++++ Material provided

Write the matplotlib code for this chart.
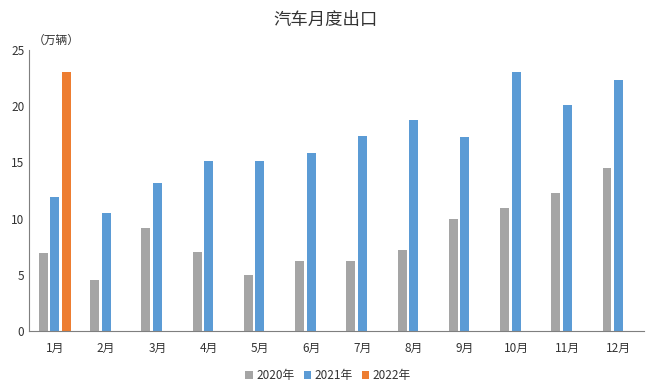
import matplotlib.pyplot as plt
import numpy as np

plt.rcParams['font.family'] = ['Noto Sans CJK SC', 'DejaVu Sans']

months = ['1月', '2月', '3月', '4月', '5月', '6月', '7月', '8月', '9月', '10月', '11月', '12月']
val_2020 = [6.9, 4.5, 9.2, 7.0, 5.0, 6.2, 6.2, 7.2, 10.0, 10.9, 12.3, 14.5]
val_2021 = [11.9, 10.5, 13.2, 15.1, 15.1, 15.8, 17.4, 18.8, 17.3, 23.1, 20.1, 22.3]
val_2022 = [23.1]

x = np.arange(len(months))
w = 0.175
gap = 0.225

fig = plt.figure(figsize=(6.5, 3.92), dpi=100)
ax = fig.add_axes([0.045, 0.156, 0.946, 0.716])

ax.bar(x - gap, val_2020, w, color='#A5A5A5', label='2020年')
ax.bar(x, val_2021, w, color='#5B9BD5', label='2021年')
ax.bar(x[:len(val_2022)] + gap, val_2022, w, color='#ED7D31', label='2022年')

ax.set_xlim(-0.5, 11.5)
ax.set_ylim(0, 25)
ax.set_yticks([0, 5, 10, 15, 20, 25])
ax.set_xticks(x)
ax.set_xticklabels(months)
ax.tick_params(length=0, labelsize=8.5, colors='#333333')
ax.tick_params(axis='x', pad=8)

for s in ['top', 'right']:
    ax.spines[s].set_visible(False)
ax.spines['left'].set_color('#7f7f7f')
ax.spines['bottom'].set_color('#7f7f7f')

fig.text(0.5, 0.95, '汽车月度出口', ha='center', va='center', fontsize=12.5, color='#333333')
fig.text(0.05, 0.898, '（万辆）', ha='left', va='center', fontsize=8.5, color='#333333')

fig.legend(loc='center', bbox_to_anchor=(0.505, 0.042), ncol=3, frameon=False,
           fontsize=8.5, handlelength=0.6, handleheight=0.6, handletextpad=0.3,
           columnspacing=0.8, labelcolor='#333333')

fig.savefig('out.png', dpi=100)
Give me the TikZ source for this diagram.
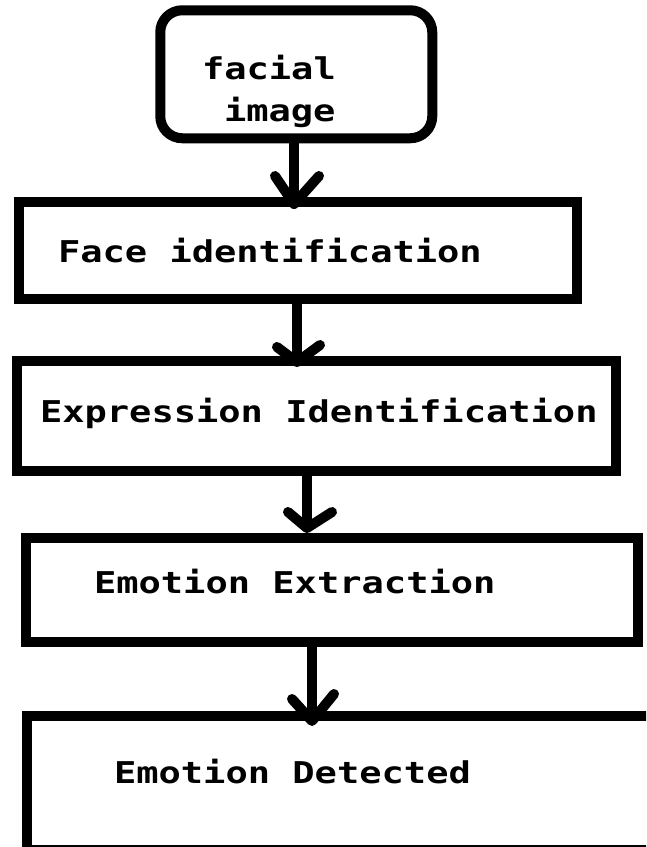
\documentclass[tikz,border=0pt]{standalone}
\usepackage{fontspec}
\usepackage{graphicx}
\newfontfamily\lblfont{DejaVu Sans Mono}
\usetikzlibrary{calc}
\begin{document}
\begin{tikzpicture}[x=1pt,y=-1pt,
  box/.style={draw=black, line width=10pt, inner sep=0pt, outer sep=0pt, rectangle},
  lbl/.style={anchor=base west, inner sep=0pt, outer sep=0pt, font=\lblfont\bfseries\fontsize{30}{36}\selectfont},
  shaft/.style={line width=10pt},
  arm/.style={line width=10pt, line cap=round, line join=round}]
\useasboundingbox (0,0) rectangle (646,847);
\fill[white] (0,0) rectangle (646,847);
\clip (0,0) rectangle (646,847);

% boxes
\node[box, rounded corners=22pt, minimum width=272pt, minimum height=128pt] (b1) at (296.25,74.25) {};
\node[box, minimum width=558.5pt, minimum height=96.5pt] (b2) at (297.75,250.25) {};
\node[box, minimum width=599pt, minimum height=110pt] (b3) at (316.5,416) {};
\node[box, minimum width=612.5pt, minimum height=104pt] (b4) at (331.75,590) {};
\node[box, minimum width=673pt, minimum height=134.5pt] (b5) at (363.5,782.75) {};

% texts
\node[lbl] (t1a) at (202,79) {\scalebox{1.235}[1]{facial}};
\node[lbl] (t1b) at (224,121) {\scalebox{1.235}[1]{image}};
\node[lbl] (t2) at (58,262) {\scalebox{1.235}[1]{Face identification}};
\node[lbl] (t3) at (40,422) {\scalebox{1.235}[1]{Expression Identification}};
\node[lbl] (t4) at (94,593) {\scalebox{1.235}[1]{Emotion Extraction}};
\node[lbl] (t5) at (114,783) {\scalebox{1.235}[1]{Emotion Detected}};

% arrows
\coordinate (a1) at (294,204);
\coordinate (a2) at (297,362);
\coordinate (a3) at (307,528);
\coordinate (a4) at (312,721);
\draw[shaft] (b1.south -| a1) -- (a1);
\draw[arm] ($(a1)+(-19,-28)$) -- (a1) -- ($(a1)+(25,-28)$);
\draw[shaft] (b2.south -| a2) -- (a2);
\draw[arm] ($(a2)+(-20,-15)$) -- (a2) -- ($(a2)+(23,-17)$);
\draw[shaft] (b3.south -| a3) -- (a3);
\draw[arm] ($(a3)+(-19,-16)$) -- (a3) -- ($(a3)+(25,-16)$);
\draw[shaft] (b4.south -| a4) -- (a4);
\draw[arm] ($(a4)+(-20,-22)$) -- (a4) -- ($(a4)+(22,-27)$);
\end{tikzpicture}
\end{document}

++++++++

__To do__: All lines above with "this" in them should be returned.

__Reply to the exercise__:
Write the matplotlib code for this chart.
Give me the TikZ source for this diagram.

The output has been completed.